On June 5, 2000, Petitioner Keith Seriales was indicted on two counts: (1) conspiracy to manufacture and distribute methamphetamine in violation of 21 U.S.C. §§846 and 841(a)(1) and (2) possession of methamphetamine with intent to distribute in violation of 21 U.S.C. §841(a)(1) and 18 U.S.C. §2. Doc. 7.*fn1 Petitioner was represented by Stephen Mensel. Doc. 5. Petitioner was arrested and then released on bail. Petitioner was then arrested on January 27, 2001 on a state charge of murder. On April 26, 2004, the parties lodged a plea agreement with the court which provided for Petitioner's guilty plea to the first count in return for the prosecution's dismissal of the second count. Doc. 83. At a hearing on May 3, 2004, Petitioner plead guilty to the first count. Doc. 84. A draft presentence investigation report was prepared by the U.S. Probation Office and made available June 7, 2004. At a hearing on September 7, 2004, Petitioner was sentenced to 120 months imprisonment with 60 months supervised release and the prosecution dismissed the second count of the indictment. Doc. 96. Judgment was issued September 15, 2004. Doc. 98. No direct appeal was filed. Petitioner filed his first Section 2255 habeas petition on May 3, 2006, which became Civil Case No. 06-0530. Doc. 99. Petitioner filed a second Section 2255 habeas petition on August 15, 2008 (erroneously titled a petition under 28 U.S.C. § 2254). Doc. 102. He also filed a motion to proceed in forma pauperis. Doc. 103. Both of the habeas petitions were denied for being filed outside of the applicable one year statute of limitation; the motion to proceed in forma parperis was then denied as moot. Doc. 105

Petitioner has filed a new 28 U.S.C. § 2255 petition based on new U.S. Supreme Court precedent in Lafler v. Cooper, 132 S. Ct. 1376 (2012) and Missouri v. Frye, 132 S. Ct. 1399 (2012).

II. Legal Standards

Title 28 U.S.C. §2255 provides, in pertinent part: "A prisoner in custody under sentence of a court established by Act of Congress claiming the right to be released upon the ground that the sentence was imposed in violation of the Constitution or laws of the United States ... may move the court which imposed the sentence to vacate, set aside or correct the sentence." Habeas relief is available to correct errors of jurisdiction and constitutional error but a general "error of law does not provide a basis for collateral attack unless the claimed error constituted a fundamental defect which inherently results in a complete miscarriage of justice." United States v. Addonizio, 442 U.S. 178, 185 (1979). "A petitioner is generally limited to one motion under § 2255, and may not bring a 'second or successive motion' unless it meets the exacting standards of 28 U.S.C. § 2255(h)." United States v.
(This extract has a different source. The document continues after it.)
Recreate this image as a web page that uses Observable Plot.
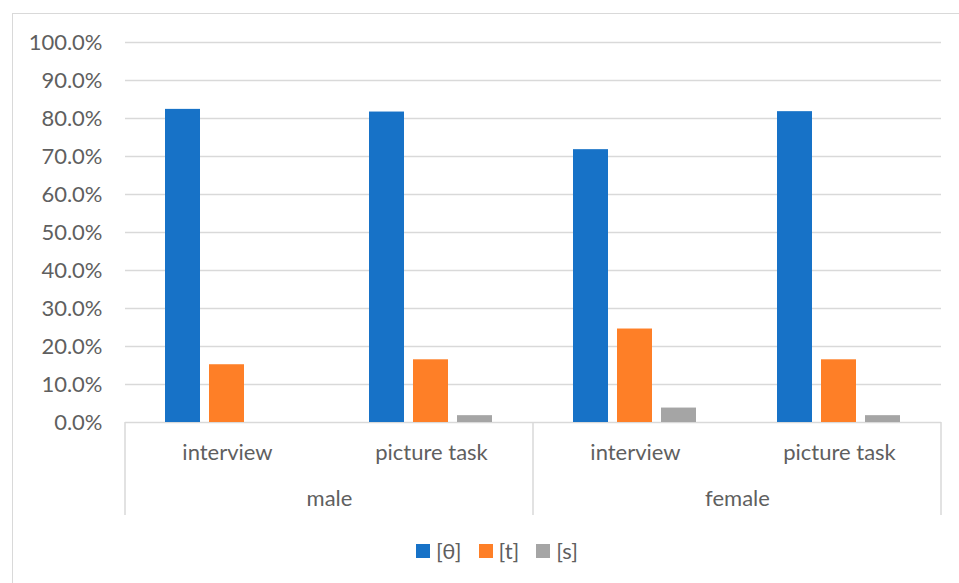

Washington, 653 F.3d 1057, 1059 (9th Cir. 2011). That section reads:

A second or successive motion must be certified as provided in section 2244 [28 USC § 2244] by a panel of the appropriate court of appeals to contain--(1) newly discovered evidence that, if proven and viewed in light of the evidence as a whole, would be sufficient to establish by clear and convincing evidence that no reasonable factfinder would have found the movant guilty of the offense; or (2) a new rule of constitutional law, made retroactive to cases on collateral review by the Supreme Court, that was previously unavailable.

28 U.S.C. § 2255(h).

III. Discussion

The present petition is a second, successive motion under 28 U.S.C. § 2255(h). Thus, Petitioner needs certification from a Ninth Circuit panel. No such certification has been provided. Therefore, this court is without jurisdiction; "A second or successive § 2255 petition may not be considered by the district court unless petitioner obtains a certificate authorizing the district court to do so." Alaimalo v. United States, 636 F.3d 1092, 1103 (9th Cir. 2011). Petitioner is directed to apply to the Ninth Circuit for certification.

IV. Order

Keith Seriales's 28 U.S.C. § 2255 petition is DENIED for lack of jurisdiction. IT IS SO ORDERED.